Where a line holds the string "with", return that line.

## Begin Listing

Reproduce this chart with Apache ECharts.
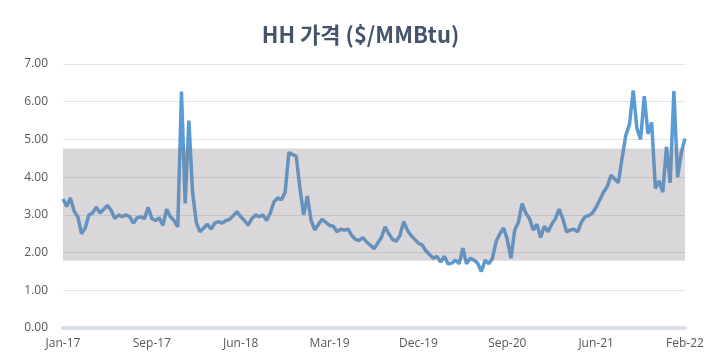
<!DOCTYPE html>
<html>
<head>
<meta charset="utf-8">
<script src="https://cdn.jsdelivr.net/npm/echarts@6/dist/echarts.min.js"></script>
<style>
html,body{margin:0;padding:0;background:#fff;}
#chart{width:721px;height:358px;}
</style>
</head>
<body>
<div id="chart"></div>
<script>
// tick labels shown every 24 points along the category axis
const tickLabels = ['Jan-17','Sep-17','Jun-18','Mar-19','Dec-19','Sep-20','Jun-21','Feb-22'];
const pointsPerTick = 24;

// Henry Hub price ($/MMBtu)
const hhPrice = [
  3.42,3.22,3.45,3.10,2.95,2.50,2.65,3.00,3.05,3.20,
  3.05,3.15,3.25,3.12,2.90,3.00,2.95,3.00,2.95,2.78,
  2.92,2.95,2.90,3.20,2.90,2.85,2.92,2.72,3.15,2.95,
  2.85,2.68,6.27,3.30,5.50,3.60,2.80,2.55,2.65,2.75,
  2.62,2.78,2.82,2.78,2.85,2.88,2.98,3.08,2.95,2.85,
  2.73,2.90,3.00,2.95,3.00,2.85,3.05,3.35,3.45,3.40,
  3.60,4.65,4.60,4.55,3.70,3.00,3.50,2.85,2.60,2.75,
  2.88,2.80,2.72,2.70,2.55,2.62,2.60,2.62,2.45,2.35,
  2.32,2.40,2.28,2.20,2.10,2.25,2.40,2.68,2.50,2.35,
  2.30,2.45,2.82,2.60,2.45,2.35,2.25,2.20,2.05,1.95,
  1.85,1.90,1.75,1.90,1.70,1.72,1.80,1.70,2.12,1.70,
  1.85,1.80,1.72,1.50,1.80,1.70,1.85,2.30,2.50,2.65,
  2.35,1.85,2.60,2.80,3.30,3.05,2.90,2.60,2.75,2.40,
  2.70,2.55,2.75,2.90,3.15,2.90,2.55,2.60,2.62,2.55,
  2.80,2.95,2.98,3.05,3.20,3.40,3.60,3.75,4.05,3.95,
  3.85,4.50,5.10,5.40,6.30,5.30,5.00,6.15,5.15,5.45,
  3.70,3.90,3.60,4.80,3.85,6.28,4.00,4.65,5.02
];

// shaded range band ($/MMBtu)
const bandLow = 1.78;
const bandHigh = 4.76;

const categories = hhPrice.map((v, i) => String(i));

const chart = echarts.init(document.getElementById('chart'), null, {renderer: 'canvas'});
chart.setOption({
  animation: false,
  backgroundColor: '#ffffff',
  title: {
    text: 'HH 가격 ($/MMBtu)',
    left: 'center',
    top: 19,
    textStyle: {
      fontFamily: '"Noto Sans CJK KR", sans-serif',
      fontWeight: 'bold',
      fontSize: 22,
      color: '#44546A'
    }
  },
  grid: {left: 63, right: 36, top: 64, bottom: 30, containLabel: false},
  xAxis: {
    type: 'category',
    data: categories,
    boundaryGap: false,
    axisLine: {lineStyle: {color: '#D9DFEA', width: 4}},
    axisTick: {show: false},
    axisLabel: {
      interval: pointsPerTick - 1,
      margin: 10,
      color: '#595959',
      fontFamily: '"Open Sans", sans-serif',
      fontSize: 12,
      formatter: (v, idx) => tickLabels[Math.round(idx / pointsPerTick)] || ''
    },
    splitLine: {show: false}
  },
  yAxis: {
    type: 'value',
    min: 0,
    max: 7,
    interval: 1,
    axisLine: {show: false},
    axisTick: {show: false},
    axisLabel: {
      margin: 15,
      color: '#595959',
      fontFamily: '"Open Sans", sans-serif',
      fontSize: 12,
      formatter: v => v.toFixed(2)
    },
    splitLine: {lineStyle: {color: '#E3E3E3', width: 1}}
  },
  series: [
    {
      type: 'line',
      data: hhPrice,
      z: 2,
      showSymbol: false,
      symbol: 'none',
      lineStyle: {color: '#5B9BD5', width: 3.5},
      silent: true
    },
    {
      type: 'line',
      data: [],
      z: 5,
      silent: true,
      markArea: {
        z: 10,
        silent: true,
        itemStyle: {color: 'rgba(128,124,128,0.3)'},
        data: [[{yAxis: bandLow}, {yAxis: bandHigh}]]
      }
    }
  ]
});
</script>
</body>
</html>
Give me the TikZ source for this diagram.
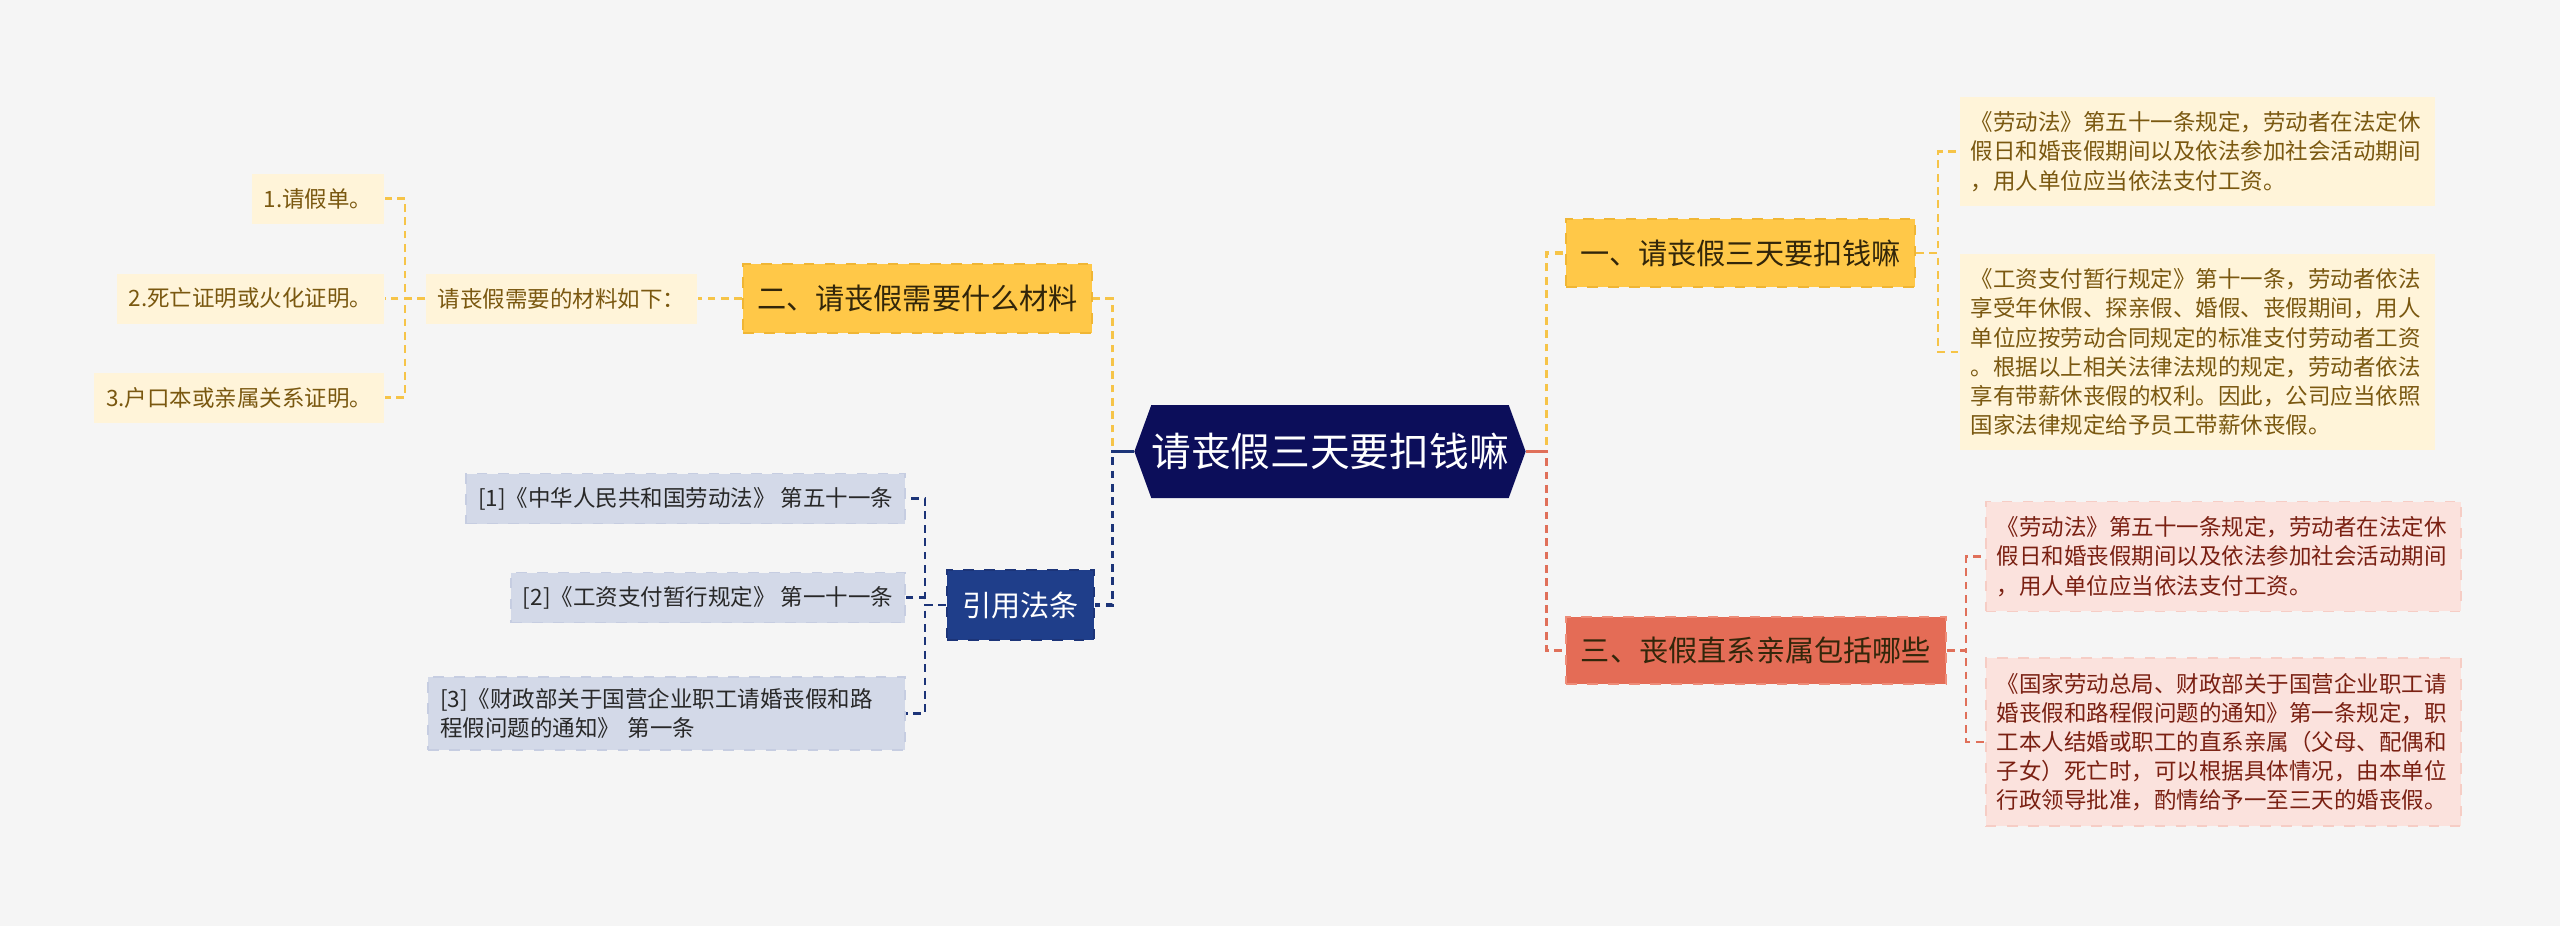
\documentclass[tikz,border=0pt]{standalone}
\usepackage{fontspec}
\setmainfont{Noto Sans CJK SC}
\usepackage{tikz}
\usetikzlibrary{shapes,positioning,calc}
\definecolor{MapCanvas}{RGB}{245,245,245}
\definecolor{MapNavy}{RGB}{12,14,90}
\definecolor{MapBlue}{RGB}{31,62,138}
\definecolor{MapBlueLine}{RGB}{28,52,120}
\definecolor{MapGold}{RGB}{255,200,72}
\definecolor{MapGoldEdge}{RGB}{240,182,52}
\definecolor{MapGoldLine}{RGB}{246,196,72}
\definecolor{MapGoldPale}{RGB}{255,244,217}
\definecolor{MapBrown}{RGB}{122,88,16}
\definecolor{MapCoral}{RGB}{228,108,86}
\definecolor{MapCoralEdge}{RGB}{238,140,120}
\definecolor{MapCoralLine}{RGB}{224,112,90}
\definecolor{MapCoralPale}{RGB}{251,226,221}
\definecolor{MapCoralRim}{RGB}{246,205,197}
\definecolor{MapMaroon}{RGB}{122,32,18}
\definecolor{MapSlate}{RGB}{211,217,232}
\definecolor{MapSlateRim}{RGB}{198,205,225}
\definecolor{MapInk}{RGB}{40,40,40}
\definecolor{MapDark}{RGB}{50,38,10}

\begin{document}
\begin{tikzpicture}
  \tikzstyle{root} = [signal, signal to=east and west, signal pointer angle=140, fill=MapNavy, text=white, minimum width=3.9cm, minimum height=0.93cm, inner sep=0pt, font=\fontsize{11.3}{13}\selectfont]
  \tikzstyle{topic} = [rectangle, draw, dashed, line width=0.6pt, inner sep=0pt, font=\fontsize{8.3}{10}\selectfont]
  \tikzstyle{goldtopic} = [topic, fill=MapGold, draw=MapGoldEdge, text=MapDark]
  \tikzstyle{coraltopic} = [topic, fill=MapCoral, draw=MapCoralEdge, text=MapDark]
  \tikzstyle{bluetopic} = [topic, fill=MapBlue, draw=MapBlueLine, text=white]
  \tikzstyle{note} = [rectangle, inner xsep=0.12cm, minimum height=0.5cm, font=\fontsize{6.4}{8.3}\selectfont]
  \tikzstyle{goldnote} = [note, fill=MapGoldPale, text=MapBrown]
  \tikzstyle{slatenote} = [note, fill=MapSlate, draw=MapSlateRim, dashed, line width=0.5pt, text=MapInk, align=left]
  \tikzstyle{para} = [rectangle, text width=4.53cm, inner xsep=0.11cm, inner ysep=0.15cm, align=left, font=\fontsize{6.4}{8.3}\selectfont]
  \tikzstyle{goldpara} = [para, fill=MapGoldPale, text=MapBrown]
  \tikzstyle{coralpara} = [para, fill=MapCoralPale, draw=MapCoralRim, dashed, line width=0.5pt, text=MapMaroon]
  \tikzstyle{link} = [line width=0.9pt, dash pattern=on 2.2pt off 1.6pt]
  \tikzstyle{goldlink} = [link, draw=MapGoldLine]
  \tikzstyle{corallink} = [link, draw=MapCoralLine]
  \tikzstyle{bluelink} = [link, draw=MapBlueLine]

  \path [use as bounding box, fill=MapCanvas] (0,0) rectangle (25.6,-9.26);

  % centre
  \node [root] (root) at (13.30,-4.515) {请丧假三天要扣钱嘛};

  % main topics
  \node [goldtopic, minimum width=3.49cm, minimum height=0.68cm] (lose) at (17.405,-2.53) {一、请丧假三天要扣钱嘛};
  \node [goldtopic, minimum width=3.49cm, minimum height=0.69cm] (stuff) at (9.175,-2.985) {二、请丧假需要什么材料};
  \node [coraltopic, minimum width=3.80cm, minimum height=0.67cm] (kin) at (17.56,-6.505) {三、丧假直系亲属包括哪些};
  \node [bluetopic, minimum width=1.47cm, minimum height=0.70cm] (cite) at (10.205,-6.05) {引用法条};

  % materials
  \node [goldnote, left=0.44cm of stuff] (need) {请丧假需要的材料如下：};
  \node [goldnote, anchor=east] (need1) at (3.85,-1.985) {1.请假单。};
  \node [goldnote, anchor=east] (need2) at (3.85,-2.985) {2.死亡证明或火化证明。};
  \node [goldnote, anchor=east] (need3) at (3.85,-3.975) {3.户口本或亲属关系证明。};

  % laws
  \node [slatenote, anchor=east] (law1) at (9.06,-4.985) {[1]《中华人民共和国劳动法》 第五十一条};
  \node [slatenote, anchor=east] (law2) at (9.06,-5.975) {[2]《工资支付暂行规定》 第一十一条};
  \node [slatenote, anchor=east, text width=4.53cm] (law3) at (9.06,-7.135) {[3]《财政部关于国营企业职工请婚丧假和路\\程假问题的通知》 第一条};

  % right hand texts
  \node [goldpara, anchor=west] (pay1) at (19.59,-1.515) {《劳动法》第五十一条规定，劳动者在法定休\\假日和婚丧假期间以及依法参加社会活动期间\\，用人单位应当依法支付工资。};
  \node [goldpara, anchor=west] (pay2) at (19.59,-3.52) {《工资支付暂行规定》第十一条，劳动者依法\\享受年休假、探亲假、婚假、丧假期间，用人\\单位应按劳动合同规定的标准支付劳动者工资\\。根据以上相关法律法规的规定，劳动者依法\\享有带薪休丧假的权利。因此，公司应当依照\\国家法律规定给予员工带薪休丧假。};
  \node [coralpara, anchor=west] (rel1) at (19.85,-5.565) {《劳动法》第五十一条规定，劳动者在法定休\\假日和婚丧假期间以及依法参加社会活动期间\\，用人单位应当依法支付工资。};
  \node [coralpara, anchor=west] (rel2) at (19.85,-7.42) {《国家劳动总局、财政部关于国营企业职工请\\婚丧假和路程假问题的通知》第一条规定，职\\工本人结婚或职工的直系亲属（父母、配偶和\\子女）死亡时，可以根据具体情况，由本单位\\行政领导批准，酌情给予一至三天的婚丧假。};

  % connectors
  \path [goldlink] (root.west) -- ++(-0.21,0) |- (stuff.east);
  \path [goldlink] (root.east) -- ++(0.20,0) |- (lose.west);
  \path [bluelink] (root.west) -- ++(-0.21,0) |- (cite.east);
  \path [corallink] (root.east) -- ++(0.20,0) |- (kin.west);
  \path [draw=MapBlueLine, line width=0.9pt] (root.west) -- ++(-0.21,0);
  \path [draw=MapCoralLine, line width=0.9pt] (root.east) -- ++(0.20,0);

  \path [goldlink] (stuff.west) -- (need.east);
  \foreach \n in {need1,need2,need3}
    \path [goldlink, line width=0.7pt] (need.west) -- ++(-0.20,0) |- (\n.east);
  \foreach \n in {law1,law2,law3}
    \path [bluelink, line width=0.7pt] (cite.west) -- ++(-0.21,0) |- (\n.east);
  \foreach \n in {pay1,pay2}
    \path [goldlink, line width=0.7pt] (lose.east) -- ++(0.22,0) |- (\n.west);
  \foreach \n in {rel1,rel2}
    \path [corallink, line width=0.7pt] (kin.east) -- ++(0.19,0) |- (\n.west);
\end{tikzpicture}
\end{document}
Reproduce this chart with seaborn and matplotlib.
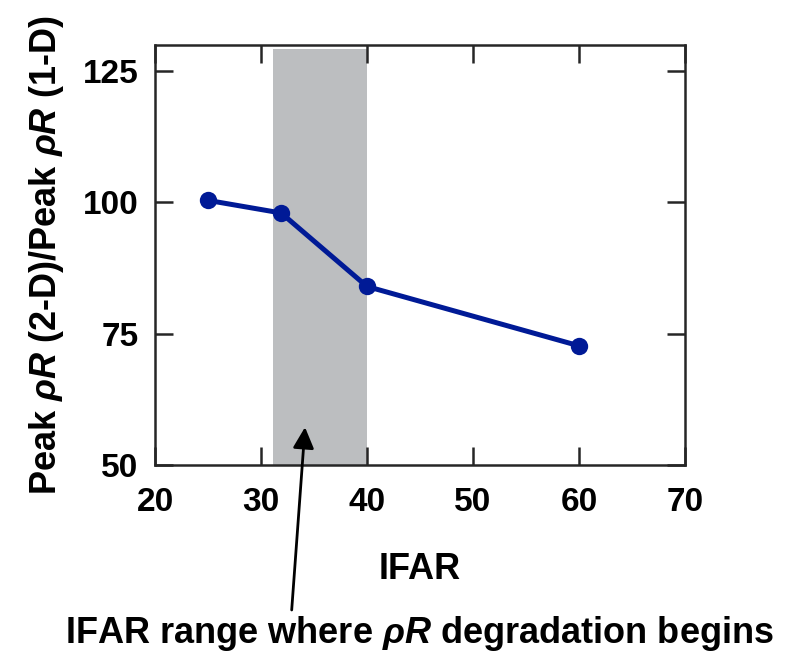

## End Listing

**Output**:
Reproduce this chart with Apache ECharts.
Reproduce this chart with seaborn and matplotlib.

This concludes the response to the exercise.